>>

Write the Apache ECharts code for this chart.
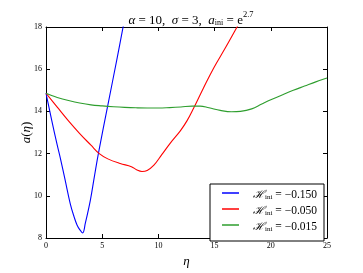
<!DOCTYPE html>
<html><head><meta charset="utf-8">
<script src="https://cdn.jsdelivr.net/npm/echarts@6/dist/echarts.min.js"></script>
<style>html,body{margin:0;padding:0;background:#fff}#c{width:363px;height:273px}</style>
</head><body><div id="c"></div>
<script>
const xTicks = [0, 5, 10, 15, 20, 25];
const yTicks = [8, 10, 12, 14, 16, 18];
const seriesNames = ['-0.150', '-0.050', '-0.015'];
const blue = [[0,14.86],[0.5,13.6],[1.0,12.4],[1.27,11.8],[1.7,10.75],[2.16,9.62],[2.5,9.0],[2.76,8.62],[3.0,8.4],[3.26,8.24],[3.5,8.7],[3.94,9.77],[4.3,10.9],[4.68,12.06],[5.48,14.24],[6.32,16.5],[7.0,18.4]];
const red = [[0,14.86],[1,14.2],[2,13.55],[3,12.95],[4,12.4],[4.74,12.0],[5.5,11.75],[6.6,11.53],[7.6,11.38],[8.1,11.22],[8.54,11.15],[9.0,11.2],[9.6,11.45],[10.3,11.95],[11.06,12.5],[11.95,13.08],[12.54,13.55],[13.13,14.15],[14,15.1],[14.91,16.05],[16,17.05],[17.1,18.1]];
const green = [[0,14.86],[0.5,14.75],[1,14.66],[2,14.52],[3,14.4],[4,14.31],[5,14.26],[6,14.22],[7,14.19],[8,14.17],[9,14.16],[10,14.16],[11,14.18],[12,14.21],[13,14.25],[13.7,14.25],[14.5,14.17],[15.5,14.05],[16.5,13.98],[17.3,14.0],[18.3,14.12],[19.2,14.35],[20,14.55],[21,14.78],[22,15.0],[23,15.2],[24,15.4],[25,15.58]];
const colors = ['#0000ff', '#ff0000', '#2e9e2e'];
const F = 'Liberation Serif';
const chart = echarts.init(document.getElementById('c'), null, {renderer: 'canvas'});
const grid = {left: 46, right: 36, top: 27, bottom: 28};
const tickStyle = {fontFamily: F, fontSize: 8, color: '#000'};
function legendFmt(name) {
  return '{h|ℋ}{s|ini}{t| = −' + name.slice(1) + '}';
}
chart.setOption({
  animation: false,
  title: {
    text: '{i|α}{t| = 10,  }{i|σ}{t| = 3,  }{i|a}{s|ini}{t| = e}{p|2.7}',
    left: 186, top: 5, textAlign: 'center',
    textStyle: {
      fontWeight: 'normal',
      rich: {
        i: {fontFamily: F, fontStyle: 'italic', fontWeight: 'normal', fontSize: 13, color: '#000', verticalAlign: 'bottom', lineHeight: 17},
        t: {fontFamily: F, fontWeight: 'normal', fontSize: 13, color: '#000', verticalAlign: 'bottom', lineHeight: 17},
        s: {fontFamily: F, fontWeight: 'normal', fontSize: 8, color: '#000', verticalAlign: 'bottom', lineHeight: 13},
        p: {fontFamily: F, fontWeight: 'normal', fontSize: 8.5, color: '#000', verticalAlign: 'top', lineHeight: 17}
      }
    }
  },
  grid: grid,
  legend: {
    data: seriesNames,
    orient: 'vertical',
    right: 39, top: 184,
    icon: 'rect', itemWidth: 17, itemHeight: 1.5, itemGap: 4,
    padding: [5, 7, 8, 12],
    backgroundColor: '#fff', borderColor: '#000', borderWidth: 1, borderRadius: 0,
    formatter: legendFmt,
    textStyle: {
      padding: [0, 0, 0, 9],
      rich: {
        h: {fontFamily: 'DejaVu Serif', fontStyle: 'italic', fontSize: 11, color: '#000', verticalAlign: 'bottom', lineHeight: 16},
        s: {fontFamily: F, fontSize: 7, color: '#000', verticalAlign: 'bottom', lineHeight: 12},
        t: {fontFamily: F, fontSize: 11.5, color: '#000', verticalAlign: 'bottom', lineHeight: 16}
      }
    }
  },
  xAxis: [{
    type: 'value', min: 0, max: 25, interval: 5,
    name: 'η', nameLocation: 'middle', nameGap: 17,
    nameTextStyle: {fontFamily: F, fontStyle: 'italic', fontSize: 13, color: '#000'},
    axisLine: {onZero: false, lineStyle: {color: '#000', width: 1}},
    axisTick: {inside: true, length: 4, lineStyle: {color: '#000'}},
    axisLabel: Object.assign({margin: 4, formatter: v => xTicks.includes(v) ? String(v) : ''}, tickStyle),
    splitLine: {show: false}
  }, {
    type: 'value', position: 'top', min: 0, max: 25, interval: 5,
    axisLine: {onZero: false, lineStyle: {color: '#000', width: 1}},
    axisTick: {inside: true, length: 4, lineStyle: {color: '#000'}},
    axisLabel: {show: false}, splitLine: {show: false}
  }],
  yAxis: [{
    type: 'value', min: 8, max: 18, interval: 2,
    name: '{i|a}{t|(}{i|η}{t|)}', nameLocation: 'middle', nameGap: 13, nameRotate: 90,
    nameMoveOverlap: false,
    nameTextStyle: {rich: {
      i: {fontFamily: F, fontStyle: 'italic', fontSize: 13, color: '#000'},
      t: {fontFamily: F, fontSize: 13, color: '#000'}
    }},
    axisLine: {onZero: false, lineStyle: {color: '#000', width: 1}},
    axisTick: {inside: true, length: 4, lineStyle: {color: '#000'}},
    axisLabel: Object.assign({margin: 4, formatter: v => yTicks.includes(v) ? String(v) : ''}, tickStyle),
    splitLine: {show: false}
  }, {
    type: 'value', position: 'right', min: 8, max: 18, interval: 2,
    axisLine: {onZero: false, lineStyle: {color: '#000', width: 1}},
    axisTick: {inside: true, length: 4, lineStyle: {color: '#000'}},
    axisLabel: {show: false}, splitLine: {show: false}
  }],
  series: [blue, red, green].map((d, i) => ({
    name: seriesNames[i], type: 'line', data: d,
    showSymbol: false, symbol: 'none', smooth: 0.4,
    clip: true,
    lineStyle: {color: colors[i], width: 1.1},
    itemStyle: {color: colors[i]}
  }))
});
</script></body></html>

<<

REQUIRED WORK.
Omit any images, then output the listing exactly.

SOLUTION.
Write the Apache ECharts code for this chart.
<!DOCTYPE html>
<html><head><meta charset="utf-8">
<script src="https://cdn.jsdelivr.net/npm/echarts@6/dist/echarts.min.js"></script>
<style>html,body{margin:0;padding:0;background:#fff}#c{width:363px;height:273px}</style>
</head><body><div id="c"></div>
<script>
const xTicks = [0, 5, 10, 15, 20, 25];
const yTicks = [8, 10, 12, 14, 16, 18];
const seriesNames = ['-0.150', '-0.050', '-0.015'];
const blue = [[0,14.86],[0.5,13.6],[1.0,12.4],[1.27,11.8],[1.7,10.75],[2.16,9.62],[2.5,9.0],[2.76,8.62],[3.0,8.4],[3.26,8.24],[3.5,8.7],[3.94,9.77],[4.3,10.9],[4.68,12.06],[5.48,14.24],[6.32,16.5],[7.0,18.4]];
const red = [[0,14.86],[1,14.2],[2,13.55],[3,12.95],[4,12.4],[4.74,12.0],[5.5,11.75],[6.6,11.53],[7.6,11.38],[8.1,11.22],[8.54,11.15],[9.0,11.2],[9.6,11.45],[10.3,11.95],[11.06,12.5],[11.95,13.08],[12.54,13.55],[13.13,14.15],[14,15.1],[14.91,16.05],[16,17.05],[17.1,18.1]];
const green = [[0,14.86],[0.5,14.75],[1,14.66],[2,14.52],[3,14.4],[4,14.31],[5,14.26],[6,14.22],[7,14.19],[8,14.17],[9,14.16],[10,14.16],[11,14.18],[12,14.21],[13,14.25],[13.7,14.25],[14.5,14.17],[15.5,14.05],[16.5,13.98],[17.3,14.0],[18.3,14.12],[19.2,14.35],[20,14.55],[21,14.78],[22,15.0],[23,15.2],[24,15.4],[25,15.58]];
const colors = ['#0000ff', '#ff0000', '#2e9e2e'];
const F = 'Liberation Serif';
const chart = echarts.init(document.getElementById('c'), null, {renderer: 'canvas'});
const grid = {left: 46, right: 36, top: 27, bottom: 28};
const tickStyle = {fontFamily: F, fontSize: 8, color: '#000'};
function legendFmt(name) {
  return '{h|ℋ}{s|ini}{t| = −' + name.slice(1) + '}';
}
chart.setOption({
  animation: false,
  title: {
    text: '{i|α}{t| = 10,  }{i|σ}{t| = 3,  }{i|a}{s|ini}{t| = e}{p|2.7}',
    left: 186, top: 5, textAlign: 'center',
    textStyle: {
      fontWeight: 'normal',
      rich: {
        i: {fontFamily: F, fontStyle: 'italic', fontWeight: 'normal', fontSize: 13, color: '#000', verticalAlign: 'bottom', lineHeight: 17},
        t: {fontFamily: F, fontWeight: 'normal', fontSize: 13, color: '#000', verticalAlign: 'bottom', lineHeight: 17},
        s: {fontFamily: F, fontWeight: 'normal', fontSize: 8, color: '#000', verticalAlign: 'bottom', lineHeight: 13},
        p: {fontFamily: F, fontWeight: 'normal', fontSize: 8.5, color: '#000', verticalAlign: 'top', lineHeight: 17}
      }
    }
  },
  grid: grid,
  legend: {
    data: seriesNames,
    orient: 'vertical',
    right: 39, top: 184,
    icon: 'rect', itemWidth: 17, itemHeight: 1.5, itemGap: 4,
    padding: [5, 7, 8, 12],
    backgroundColor: '#fff', borderColor: '#000', borderWidth: 1, borderRadius: 0,
    formatter: legendFmt,
    textStyle: {
      padding: [0, 0, 0, 9],
      rich: {
        h: {fontFamily: 'DejaVu Serif', fontStyle: 'italic', fontSize: 11, color: '#000', verticalAlign: 'bottom', lineHeight: 16},
        s: {fontFamily: F, fontSize: 7, color: '#000', verticalAlign: 'bottom', lineHeight: 12},
        t: {fontFamily: F, fontSize: 11.5, color: '#000', verticalAlign: 'bottom', lineHeight: 16}
      }
    }
  },
  xAxis: [{
    type: 'value', min: 0, max: 25, interval: 5,
    name: 'η', nameLocation: 'middle', nameGap: 17,
    nameTextStyle: {fontFamily: F, fontStyle: 'italic', fontSize: 13, color: '#000'},
    axisLine: {onZero: false, lineStyle: {color: '#000', width: 1}},
    axisTick: {inside: true, length: 4, lineStyle: {color: '#000'}},
    axisLabel: Object.assign({margin: 4, formatter: v => xTicks.includes(v) ? String(v) : ''}, tickStyle),
    splitLine: {show: false}
  }, {
    type: 'value', position: 'top', min: 0, max: 25, interval: 5,
    axisLine: {onZero: false, lineStyle: {color: '#000', width: 1}},
    axisTick: {inside: true, length: 4, lineStyle: {color: '#000'}},
    axisLabel: {show: false}, splitLine: {show: false}
  }],
  yAxis: [{
    type: 'value', min: 8, max: 18, interval: 2,
    name: '{i|a}{t|(}{i|η}{t|)}', nameLocation: 'middle', nameGap: 13, nameRotate: 90,
    nameMoveOverlap: false,
    nameTextStyle: {rich: {
      i: {fontFamily: F, fontStyle: 'italic', fontSize: 13, color: '#000'},
      t: {fontFamily: F, fontSize: 13, color: '#000'}
    }},
    axisLine: {onZero: false, lineStyle: {color: '#000', width: 1}},
    axisTick: {inside: true, length: 4, lineStyle: {color: '#000'}},
    axisLabel: Object.assign({margin: 4, formatter: v => yTicks.includes(v) ? String(v) : ''}, tickStyle),
    splitLine: {show: false}
  }, {
    type: 'value', position: 'right', min: 8, max: 18, interval: 2,
    axisLine: {onZero: false, lineStyle: {color: '#000', width: 1}},
    axisTick: {inside: true, length: 4, lineStyle: {color: '#000'}},
    axisLabel: {show: false}, splitLine: {show: false}
  }],
  series: [blue, red, green].map((d, i) => ({
    name: seriesNames[i], type: 'line', data: d,
    showSymbol: false, symbol: 'none', smooth: 0.4,
    clip: true,
    lineStyle: {color: colors[i], width: 1.1},
    itemStyle: {color: colors[i]}
  }))
});
</script></body></html>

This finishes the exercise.